Information provided |
------------
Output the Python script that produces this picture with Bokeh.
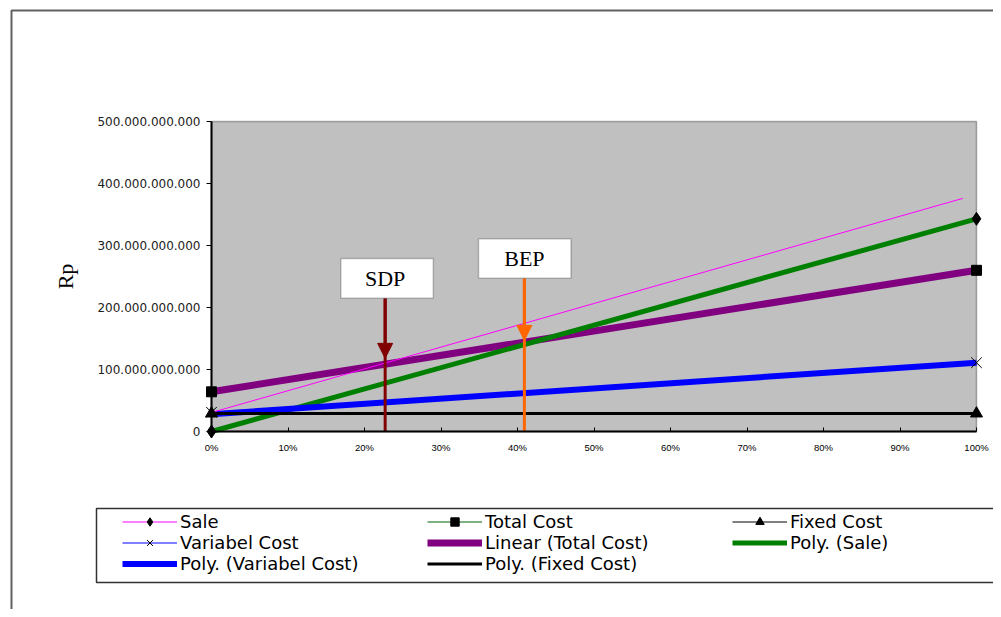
from bokeh.plotting import figure
from bokeh.models import (Range1d, FixedTicker, Legend, LegendItem, BoxAnnotation,
                          Label, Arrow, NormalHead)
from bokeh.embed import file_html
from bokeh.resources import INLINE

# ---- data ----
pct = [0, 100]                       # activity level, %
sale = [0, 343e9]
total_cost = [64e9, 260e9]
fixed_cost = [29e9, 29e9]
variable_cost = [31e9, 111e9]

sale_line_x = [0, 98.2]
sale_line_y = [30.6e9, 376e9]

linear_total_cost = [64e9, 260e9]
poly_sale = [0, 343e9]
poly_variable_cost = [28e9, 111e9]
poly_fixed_cost = [29e9, 29e9]

x_ticks = [0, 10, 20, 30, 40, 50, 60, 70, 80, 90, 100]
x_tick_labels = ["0%", "10%", "20%", "30%", "40%", "50%", "60%", "70%", "80%", "90%", "100%"]
y_ticks = [0, 100e9, 200e9, 300e9, 400e9, 500e9]
y_tick_labels = ["0", "100.000.000.000", "200.000.000.000", "300.000.000.000",
                 "400.000.000.000", "500.000.000.000"]

point_names = ["SDP", "BEP"]
point_x = [22.7, 40.9]
point_tip = [118e9, 147e9]
point_colors = ["#800000", "#FF6600"]
box_left = [16.9, 34.9]
box_right = [29.0, 47.0]
box_bottom = [215e9, 247e9]
box_top = [279e9, 311e9]

# ---- layout (canvas pixels) ----
W, H = 993, 609
FL, FR, FT, FB = 211, 976, 121, 431          # plot area edges
X0, X1, Y0, Y1 = 0, 100, 0, 500e9


def px_x(px):
    return X0 + (px - FL) * (X1 - X0) / (FR - FL)


def px_y(py):
    return Y0 + (FB - py) * (Y1 - Y0) / (FB - FT)


# The frame covers the whole canvas; the axes are pinned to the plot area.
p = figure(width=W, height=H, x_range=Range1d(px_x(0), px_x(W)), y_range=Range1d(px_y(H), px_y(0)),
           output_backend="svg", toolbar_location=None,
           min_border=0, min_border_left=0, min_border_right=0, min_border_top=0, min_border_bottom=0)
p.background_fill_color = "white"
p.border_fill_color = "white"
p.outline_line_color = None
p.xgrid.visible = False
p.ygrid.visible = False

# plot area
p.add_layout(BoxAnnotation(left=X0, right=X1, bottom=Y0, top=Y1, fill_color="#C0C0C0", fill_alpha=1,
                           line_color="black", line_width=1.5, level="underlay"))

p.xaxis.fixed_location = Y0
p.xaxis.bounds = (X0, X1)
p.xaxis.ticker = FixedTicker(ticks=x_ticks)
p.xaxis.major_label_overrides = dict(zip(x_ticks, x_tick_labels))
p.xaxis.major_tick_in = 4
p.xaxis.major_tick_out = 0
p.xaxis.minor_tick_line_color = None
p.xaxis.axis_line_width = 2
p.xaxis.major_label_standoff = 10
p.xaxis.major_label_text_font = "Liberation Sans"
p.xaxis.major_label_text_font_size = "9.5px"
p.xaxis.major_label_text_color = "black"

p.yaxis.fixed_location = X0
p.yaxis.bounds = (Y0, Y1)
p.yaxis.ticker = FixedTicker(ticks=y_ticks)
p.yaxis.major_label_overrides = dict(zip(y_ticks, y_tick_labels))
p.yaxis.major_tick_in = 0
p.yaxis.major_tick_out = 5
p.yaxis.minor_tick_line_color = None
p.yaxis.axis_line_width = 2
p.yaxis.major_label_standoff = 6
p.yaxis.major_label_text_font = "DejaVu Sans"
p.yaxis.major_label_text_font_size = "12px"
p.yaxis.major_label_text_color = "#222222"
p.yaxis.axis_label = "Rp"
p.yaxis.axis_label_text_font = "Liberation Serif"
p.yaxis.axis_label_text_font_style = "normal"
p.yaxis.axis_label_text_font_size = "22px"
p.yaxis.axis_label_text_color = "black"
p.yaxis.axis_label_standoff = 16

# series lines (thin)
r_tc_line = p.line(pct, total_cost, line_color="#006400", line_width=1)
r_vc_line = p.line(pct, variable_cost, line_color="#0000FF", line_width=1)
r_fc_line = p.line(pct, fixed_cost, line_color="black", line_width=1)

# trend lines
r_lin_tc = p.line(pct, linear_total_cost, line_color="#800080", line_width=7)
r_poly_sale = p.line(pct, poly_sale, line_color="#008000", line_width=5)
r_poly_vc = p.line(pct, poly_variable_cost, line_color="#0000FF", line_width=6)
r_poly_fc = p.line(pct, poly_fixed_cost, line_color="black", line_width=3)

r_sale_line = p.line(sale_line_x, sale_line_y, line_color="#FF00FF", line_width=1)

# SDP / BEP vertical arrows
p.segment(x0=point_x, y0=box_bottom, x1=point_x, y1=[Y0, Y0],
          line_color=point_colors, line_width=3)
for i in range(len(point_names)):
    c = point_colors[i]
    p.add_layout(Arrow(x_start=point_x[i], y_start=box_bottom[i], x_end=point_x[i], y_end=point_tip[i],
                       line_color=c, line_width=3,
                       end=NormalHead(size=15, fill_color=c, line_color=c)))
    p.add_layout(BoxAnnotation(left=box_left[i], right=box_right[i], bottom=box_bottom[i], top=box_top[i],
                               fill_color="white", fill_alpha=1, line_color="#333333", line_width=1.5,
                               level="annotation"))
    p.add_layout(Label(x=point_x[i], y=(box_bottom[i] + box_top[i]) / 2, text=point_names[i],
                       text_align="center", text_baseline="middle",
                       text_font="Liberation Serif", text_font_size="22px", text_color="black"))

# markers
r_sale_pts = p.scatter(pct, sale, marker="diamond", size=13, color="black", level="overlay")
r_tc_pts = p.scatter(pct, total_cost, marker="square", size=10, color="black", level="overlay")
r_fc_pts = p.scatter(pct, fixed_cost, marker="triangle", size=12, color="black", level="overlay")
r_vc_pts = p.scatter(pct, variable_cost, marker="x", size=15, line_color="black", line_width=1,
                     level="overlay")

# outer chart frame and legend frame (decoration, positioned in canvas pixels)
p.quad(left=[px_x(11)], right=[px_x(1400)], top=[px_y(10)], bottom=[px_y(900)],
       fill_alpha=0, line_color="#606060", line_width=2, level="overlay")
p.quad(left=[px_x(96)], right=[px_x(1400)], top=[px_y(508)], bottom=[px_y(582)],
       fill_alpha=0, line_color="#333333", line_width=1.5, level="overlay")

items = [
    LegendItem(label="Sale", renderers=[r_sale_line, r_sale_pts]),
    LegendItem(label="Total Cost", renderers=[r_tc_line, r_tc_pts]),
    LegendItem(label="Fixed Cost", renderers=[r_fc_line, r_fc_pts]),
    LegendItem(label="Variabel Cost", renderers=[r_vc_line, r_vc_pts]),
    LegendItem(label="Linear (Total Cost)", renderers=[r_lin_tc]),
    LegendItem(label="Poly. (Sale)", renderers=[r_poly_sale]),
    LegendItem(label="Poly. (Variabel Cost)", renderers=[r_poly_vc]),
    LegendItem(label="Poly. (Fixed Cost)", renderers=[r_poly_fc]),
]
legend = Legend(items=items, location=(122, H - 574), orientation="horizontal", ncols=3,
                glyph_width=55, glyph_height=21, label_height=21, label_width=247,
                label_standoff=3, spacing=0, padding=0, margin=0,
                border_line_alpha=0, background_fill_alpha=0,
                label_text_font="DejaVu Sans", label_text_font_size="18px",
                label_text_color="black")
p.add_layout(legend)

open("out.html", "w").write(file_html(p, INLINE))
------------
Task goal |
From the data, collect all lines where the string "picture" appears.

Solution for this task |
Output the Python script that produces this picture with Bokeh.

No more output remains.